Jordi : nous sommes malheureusement confrontés à l’obsolescence de certains outils. Google Expeditions, par exemple, s’arrêtera de fonctionner au mois de juin 2021. C’est vraiment dommage, car nous avons créé beaucoup d’activités autour de ce logiciel, qui ne pourront bientôt plus être exploitées.
Qu’est-ce qui vous a donné envie d’intégrer la réalité virtuelle à vos pratiques pédagogiques ?
Gaëlle : C’était pour moi une autre façon d’aborder les langues vivantes, avec du contenu attractif et immersif. Lorsque je visite, virtuellement, avec mes élèves la ville de Mexico, je ne pourrais pas la leur rendre accessible de manière plus réelle, surtout en ce moment ! Il y a d’ailleurs eu un impact sur la motivation des élèves, la mémorisation également.

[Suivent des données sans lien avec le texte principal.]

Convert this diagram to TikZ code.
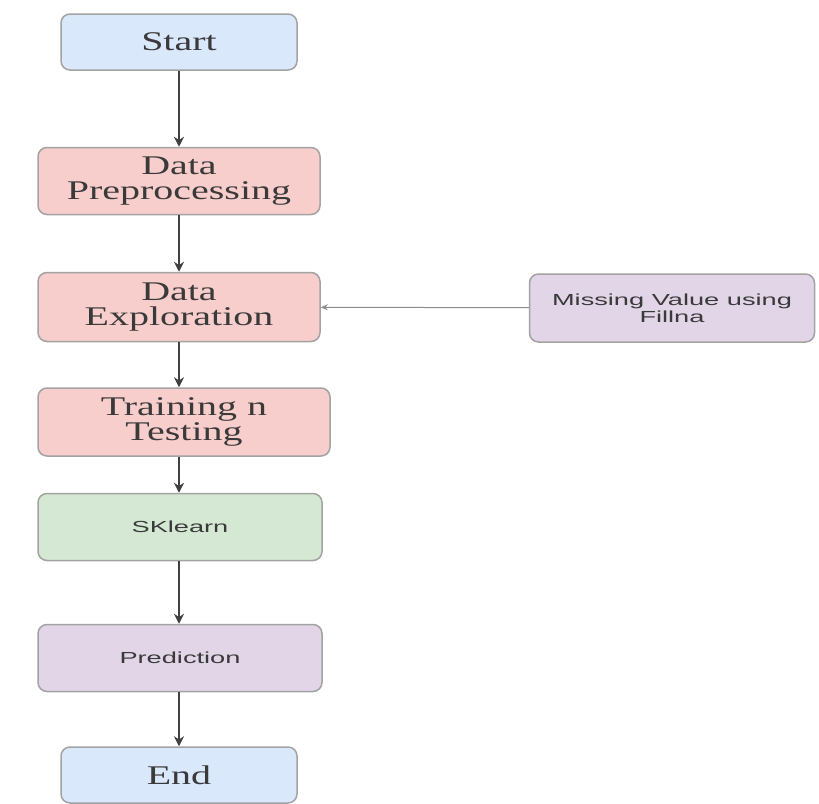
\documentclass[tikz,border=0pt]{standalone}
\usepackage{fontspec}
\usepackage{tikz}
\usepackage{xcolor}
\usetikzlibrary{arrows.meta}
\newfontfamily\wideserif[FakeStretch=1.48]{Liberation Serif}
\newfontfamily\widesans[FakeStretch=1.7]{Liberation Sans}
\definecolor{boxblue}{HTML}{DAE8FC}
\definecolor{boxred}{HTML}{F8CECC}
\definecolor{boxgreen}{HTML}{D5E8D4}
\definecolor{boxpurple}{HTML}{E1D5E7}
\definecolor{boxline}{HTML}{A3A3A3}
\definecolor{textgray}{HTML}{3A3A3A}
\tikzset{
    flow-box/.style = {draw=boxline, line width=1.5pt, rectangle, rounded corners=9pt, inner sep=0pt, align=center, text=textgray, minimum width=282pt, minimum height=67pt},
    serif-text/.style = {font=\wideserif\fontsize{27}{25}\selectfont},
    sans-text/.style = {font=\widesans\fontsize{16}{17}\selectfont},
    blue-box/.style = {flow-box, serif-text, fill=boxblue, minimum width=236pt, minimum height=56pt},
    red-box/.style = {flow-box, serif-text, fill=boxred},
    green-box/.style = {flow-box, sans-text, fill=boxgreen},
    purple-box/.style = {flow-box, sans-text, fill=boxpurple},
    flow-arrow/.style = {draw=black!75, line width=1.8pt, -{Stealth[length=10pt, width=10pt]}},
    side-arrow/.style = {draw=black!45, line width=1pt, -{Stealth[length=7pt, width=6pt]}},
}
\begin{document}
\begin{tikzpicture}
\useasboundingbox (0pt,0pt) rectangle (819pt,-803pt);
\node [blue-box] (start) at (179pt,-42pt) {Start};
\node [red-box] (preprocess) at (179pt,-181pt) {Data\\Preprocessing};
\node [red-box, minimum height=69pt] (explore) at (179pt,-307pt) {Data\\Exploration};
\node [red-box, minimum width=292pt, minimum height=68pt] (traintest) at (184pt,-422pt) {Training n\\Testing};
\node [green-box, minimum width=284pt] (sklearn) at (180pt,-527pt) {SKlearn};
\node [purple-box, minimum width=284pt] (predict) at (180pt,-658pt) {Prediction};
\node [blue-box] (finish) at (179pt,-775pt) {End};
\node [purple-box, minimum width=285pt, minimum height=68pt] (missing) at (672pt,-308pt) {Missing Value using\\Fillna};

\draw [flow-arrow] (start) -- (preprocess);
\draw [flow-arrow] (preprocess) -- (explore);
\draw [flow-arrow] (explore) -- (explore |- traintest.north);
\draw [flow-arrow] (explore |- traintest.south) -- (explore |- sklearn.north);
\draw [flow-arrow] (sklearn.south -| explore) -- (explore |- predict.north);
\draw [flow-arrow] (explore |- predict.south) -- (finish);
\draw [side-arrow] (missing) -- (explore);
\end{tikzpicture}
\end{document}
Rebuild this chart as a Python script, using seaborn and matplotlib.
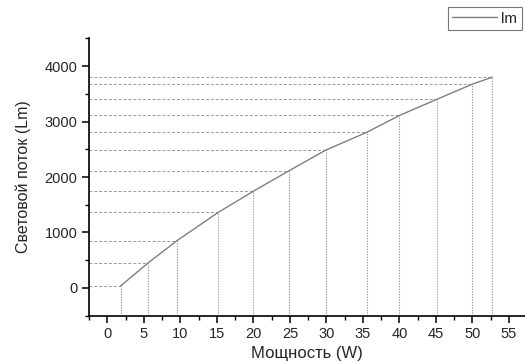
import matplotlib
matplotlib.use("Agg")
import matplotlib.pyplot as plt
import seaborn as sns
import pandas as pd
from matplotlib.ticker import MultipleLocator

# Power (W) vs luminous flux (lm)
power = [1.8, 5.6, 9.5, 15.2, 20.0, 24.9, 29.9, 35.5, 40.0, 45.1, 50.0, 52.7]
flux = [36, 455, 850, 1365, 1745, 2115, 2485, 2805, 3110, 3400, 3675, 3800]
series_name = "lm"

sns.set_style("white")
plt.rcParams["font.family"] = ["Liberation Sans", "DejaVu Sans"]

df = pd.DataFrame({"power": power, "flux": flux})

fig = plt.figure(figsize=(5.25, 3.62), dpi=100)
ax = fig.add_axes([0.170, 0.128, 0.830, 0.766])

xmin, xmax = -2.5, 57.2
ymin, ymax = -500, 4500

# drop lines to the axes
for x, y in zip(power, flux):
    ax.plot([x, x], [ymin, y], color="#9a9a9a", linestyle=(0, (1.2, 1.2)), linewidth=0.8)
    ax.plot([xmin, x], [y, y], color="#9a9a9a", linestyle=(0, (3, 2)), linewidth=0.7)

sns.lineplot(data=df, x="power", y="flux", color="#7f7f7f", linewidth=1.0,
             label=series_name, ax=ax)

ax.set_xlim(xmin, xmax)
ax.set_ylim(ymin, ymax)
ax.xaxis.set_minor_locator(MultipleLocator(2.5))
ax.yaxis.set_minor_locator(MultipleLocator(500))
ax.set_xticks(range(0, 56, 5))
ax.set_yticks(range(0, 4001, 1000))

for s in ["top", "right"]:
    ax.spines[s].set_visible(False)
for s in ["left", "bottom"]:
    ax.spines[s].set_color("black")
    ax.spines[s].set_linewidth(1.2)

ax.tick_params(which="major", direction="out", length=5, width=1.1, color="black",
               labelsize=10.5, bottom=True, left=True)
ax.tick_params(which="minor", direction="out", length=3, width=1.0, color="black",
               bottom=True, left=True)

ax.set_xlabel("Мощность (W)", fontsize=12, labelpad=3)
ax.set_ylabel("Световой поток (Lm)", fontsize=11.5, labelpad=10)

leg = ax.legend(loc="upper right", bbox_to_anchor=(0.9937, 0.980),
                bbox_transform=fig.transFigure, frameon=True,
                fancybox=False, fontsize=11, handlelength=2.9, borderpad=0.3,
                handletextpad=0.3, borderaxespad=0)
leg.get_frame().set_edgecolor("#555555")
leg.get_frame().set_linewidth(0.8)

fig.savefig("out.png", dpi=100)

Jordi : j’ai toujours trouvé que la géographie était trop abstraite à l’école. La réalité virtuelle la rend plus concrète. De même en histoire : lorsqu’on visite avec les élèves l’acropole d’Athènes reconstituée, ou que l’on se promène dans le Parthénon, c’est autre chose que de les voir dans un manuel !
Gregory : Je suis tout à fait d’accord avec ce qui a été dit, et au-delà de l’intérêt pédagogique il y a aussi l’envie de proposer quelque chose de nouveau. C’est également motivant pour ses propres pratiques.
Vous avez animé un atelier au CLIC sur la réalité virtuelle. Quelle question revenait les plus souvent parmi les participants ?
Jordi : Les enseignants se demandaient notamment comment, dans une classe de 35, avec les petits moyens dont nous disposons, il était possible de mettre en place un dispositif de réalité virtuelle.
Grégory : nous avons expliqué qu’effectivement, il est hors de question que chaque élève soit équipé d’un casque de réalité virtuelle. Nous privilégions l’utilisation d’un seul casque par un élève, et projetons ce qui est visualisé dans le casque via un vidéoprojecteur pour les autres. L’outil permet ainsi aux élèves de travailler et d’échanger sur une expérience qui est commune.
Jordi : Il me semble difficile d’intégrer la réalité virtuelle dans une configuration de cours classique. Cela fonctionne mieux lorsque l’on est dans une démarche de classe inversée et de plan de travail, par exemple. Une partie de la salle de classe peut alors être dédiée à la ressource en réalité virtuelle, que les petits groupes d’élèves peuvent utiliser tour à tour.
Il y a aussi la méthode que permet Google Expedition : les élèves sont chacun équipés de leur smartphone dans un Cardboard en carton, et se retrouvent tous ensemble au sein du même espace virtuel. Chacun voit donc la même chose en même temps, et le professeur ou un autre élève peut servir de guide.
Quel conseil donneriez-vous à un enseignant qui souhaite proposer la réalité virtuelle à ses élèves ?
Gaëlle : Qu’il faut commencer modestement, car c’est très chronophage. Se lancer tout de suite dans un projet trop compliqué pourrait décourager. Faire confiance aux élèves également : ils feront de toute façon des retours sur ce qui leur est proposé. Il faut savoir les accepter et prendre du recul dessus.